The size of the image also contributes to the small scale: close-ups are given incredible texture when blown up to the size of a building. Grit on a grave stone you could scratch your nails across, raindrops larger than your head, a healing bath slick like olive oil floating in balsamic vinegar, and the all-important spice, flying delicately past your eyes, all accompanied by Hans Zimmer’s best and most unique score in years (featuring a use of bagpipes that somehow actually works).

In short, see it in IMAX, and if you can only see it in IMAX 3D, then do so. This is the best implemented 3D I have ever seen, and it is still somewhat distracting, but nowhere near being a deal-breaker.
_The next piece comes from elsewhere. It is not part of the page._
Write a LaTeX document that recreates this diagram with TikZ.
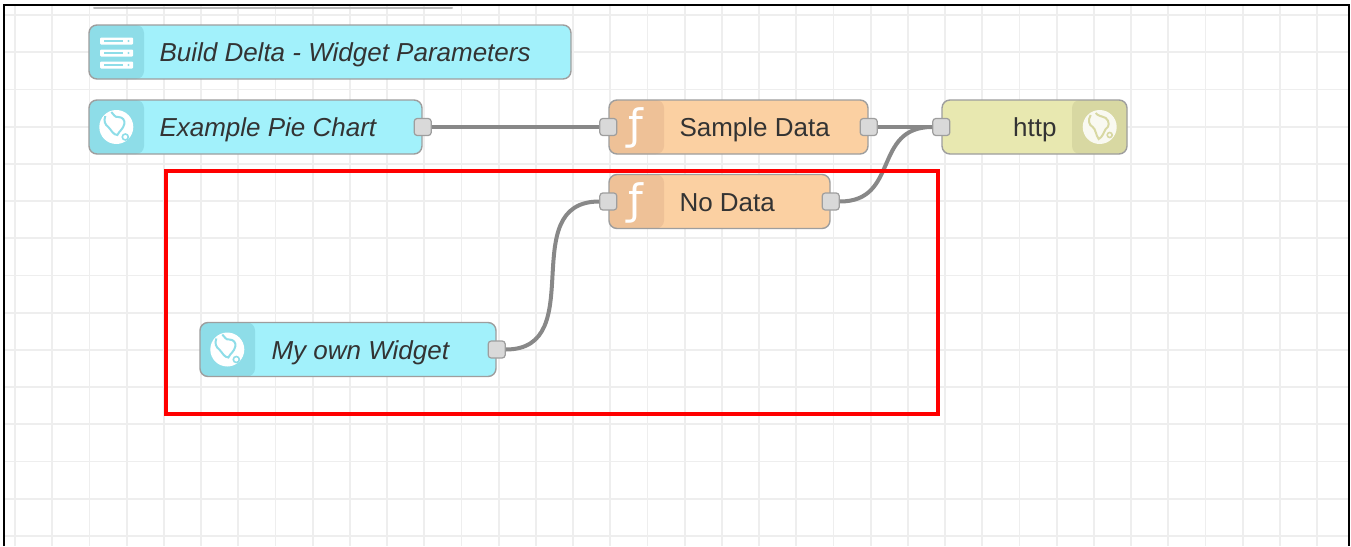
\documentclass[tikz,border=0pt]{standalone}
\usepackage{fontspec}
\setmainfont{Liberation Sans}
\newfontfamily\fsymfont{DejaVu Sans}
\usetikzlibrary{positioning}
\definecolor{wbody}{HTML}{A2F1FB}
\definecolor{wicon}{HTML}{8EDDE8}
\definecolor{fbody}{HTML}{FBD0A2}
\definecolor{ficoncol}{HTML}{EEC197}
\definecolor{hbody}{HTML}{E8E8B0}
\definecolor{hiconcol}{HTML}{D8D8A2}
\definecolor{nborder}{HTML}{9E9E9E}
\definecolor{portcol}{HTML}{D9D9D9}
\definecolor{wirecol}{HTML}{888888}
\definecolor{gridcol}{HTML}{EEEEEE}
\definecolor{txtcol}{HTML}{333333}
\definecolor{boxred}{HTML}{FF0000}

\tikzset{flow/.style = {shape = rectangle,
                        rounded corners = 8pt,
                        draw = nborder,
                        line width = 1.4pt,
                        minimum height = 54pt,
                        inner sep = 0pt},
         wnode/.style = {flow, fill = wbody,
                        path picture = {\fill[wicon] (path picture bounding box.north west) rectangle ([xshift=55pt]path picture bounding box.south west);}},
         fnode/.style = {flow, fill = fbody,
                        path picture = {\fill[ficoncol] (path picture bounding box.north west) rectangle ([xshift=55pt]path picture bounding box.south west);}},
         hnode/.style = {flow, fill = hbody,
                        path picture = {\fill[hiconcol] ([xshift=-55pt]path picture bounding box.north east) rectangle (path picture bounding box.south east);}},
         port/.style = {shape = rectangle,
                        rounded corners = 3pt,
                        draw = nborder,
                        fill = portcol,
                        line width = 1.2pt,
                        minimum size = 17pt,
                        inner sep = 0pt},
         lbl/.style = {inner sep = 0pt,
                       text = txtcol,
                       text height = 19pt,
                       text depth = 0pt,
                       font = \fontsize{26}{31}\selectfont},
         ilbl/.style = {lbl, font = \fontsize{26}{31}\selectfont\itshape},
         fsym/.style = {inner sep = 0pt,
                        text = white,
                        font = \fsymfont\fontsize{42}{42}\selectfont},
         wire/.style = {draw = wirecol, line width = 4pt},
         gridline/.style = {draw = gridcol, line width = 1.8pt}}

\begin{document}
\begin{tikzpicture}[x=1pt, y=-1pt]
		\useasboundingbox (0,0) rectangle (1351,546);
		\fill[white] (0,0) rectangle (1351,546);
		\foreach \i in {0,...,35}
			\draw[gridline] ({15+37.2*\i},5) -- ({15+37.2*\i},546);
		\foreach \i in {0,...,14}
			\draw[gridline] (4,{15+37.2*\i}) -- (1349,{15+37.2*\i});
		\draw[black, line width = 2.5pt] (4,546) -- (4,5) -- (1349,5) -- (1349,546);
		\draw[nborder!70, line width = 2pt, line cap = round] (94,8) -- (452,8);

		\node[wnode, minimum width = 482pt] (delta) at (330,52) {};
		\node[wnode, minimum width = 333pt] (pie) at (255.5,127) {};
		\node[fnode, minimum width = 259pt] (sd) at (738.5,127) {};
		\node[hnode, minimum width = 185pt] (http) at (1034.5,127) {};
		\node[fnode, minimum width = 221pt] (nd) at (719.5,201.5) {};
		\node[wnode, minimum width = 296pt] (own) at (348,349.5) {};

		\node[ilbl, right = 71pt of delta.west] (deltatxt) {Build Delta - Widget Parameters};
		\node[ilbl, right = 71pt of pie.west] (pietxt) {Example Pie Chart};
		\node[lbl, right = 71pt of sd.west] (sdtxt) {Sample Data};
		\node[lbl, left = 71pt of http.east] (httptxt) {http};
		\node[lbl, right = 71pt of nd.west] (ndtxt) {No Data};
		\node[ilbl, right = 72pt of own.west] (owntxt) {My own Widget};

		\node[fsym] (sdf) at ([xshift=28pt, yshift=-1pt]sd.west) {ƒ};
		\node[fsym] (ndf) at ([xshift=28pt, yshift=-1pt]nd.west) {ƒ};

		\foreach \b in {41,53,65} {
			\fill[white, rounded corners = 1pt] (100,\b-3.5) rectangle (133,\b+3.5);
			\draw[wicon, line width = 1.2pt] (104,\b) -- (123,\b);
			\fill[wicon] (128.5,\b) circle (1.2pt);
		}
		\foreach \c in {pie, own} {
			\begin{scope}[shift = {([xshift=28pt]\c.west)}]
				\fill[white] (0,0) circle (17pt);
				\draw[wicon, line width = 2pt] (-11,-11) .. controls (-13,-6) and (-11,-2) .. (-8,0) .. controls (-5,3) and (-3,8) .. (1,8) .. controls (3,4) and (7,2) .. (8,-3) .. controls (9,-7) and (6,-10) .. (2,-10) .. controls (-1,-9) and (-3,-13) .. (-5,-15);
				\draw[wicon, line width = 1.6pt] (9,10) circle (3pt);
			\end{scope}
		}
		\begin{scope}[shift = {([xshift=-28pt]http.east)}]
			\fill[white, opacity = 0.85] (0,0) circle (17pt);
			\draw[hiconcol, line width = 2pt] (-9,-12) .. controls (-12,-7) and (-11,-2) .. (-7,0) .. controls (-4,2) and (-4,8) .. (-1,12) .. controls (3,10) and (4,5) .. (6,2) .. controls (10,0) and (10,-6) .. (6,-9) .. controls (2,-11) and (-2,-11) .. (-4,-14);
			\draw[hiconcol, line width = 1.6pt] (10,8) circle (2.5pt);
		\end{scope}

		\node[port] (pieo) at (pie.east) {};
		\node[port] (sdi) at (sd.west) {};
		\node[port] (sdo) at (sd.east) {};
		\node[port] (hti) at (http.west) {};
		\node[port] (ndi) at (nd.west) {};
		\node[port] (ndo) at (nd.east) {};
		\node[port] (owno) at (own.east) {};

		\draw[wire] (pieo) -- (sdi);
		\draw[wire] (sdo) -- (hti);
		\draw[wire] (ndo.east) .. controls +(60,0) and +(-60,0) .. (hti.west);
		\draw[wire] (owno.east) .. controls +(85,0) and +(-85,0) .. (ndi.west);

		\draw[boxred, line width = 4.5pt] (166,171) rectangle (938,414);
	\end{tikzpicture}
\end{document}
If given a choice between the slight gimmickry of 3D on an IMAX screen or a regular 2D showing but on a smaller screen, there is no choice. And we hope you do go, because this is absolutely a part one to the main course of part two, but if this what we’re getting out of part one, we can only hope the wait isn’t long. Sometimes a film is so good you have to rely on cliché: this is an experience.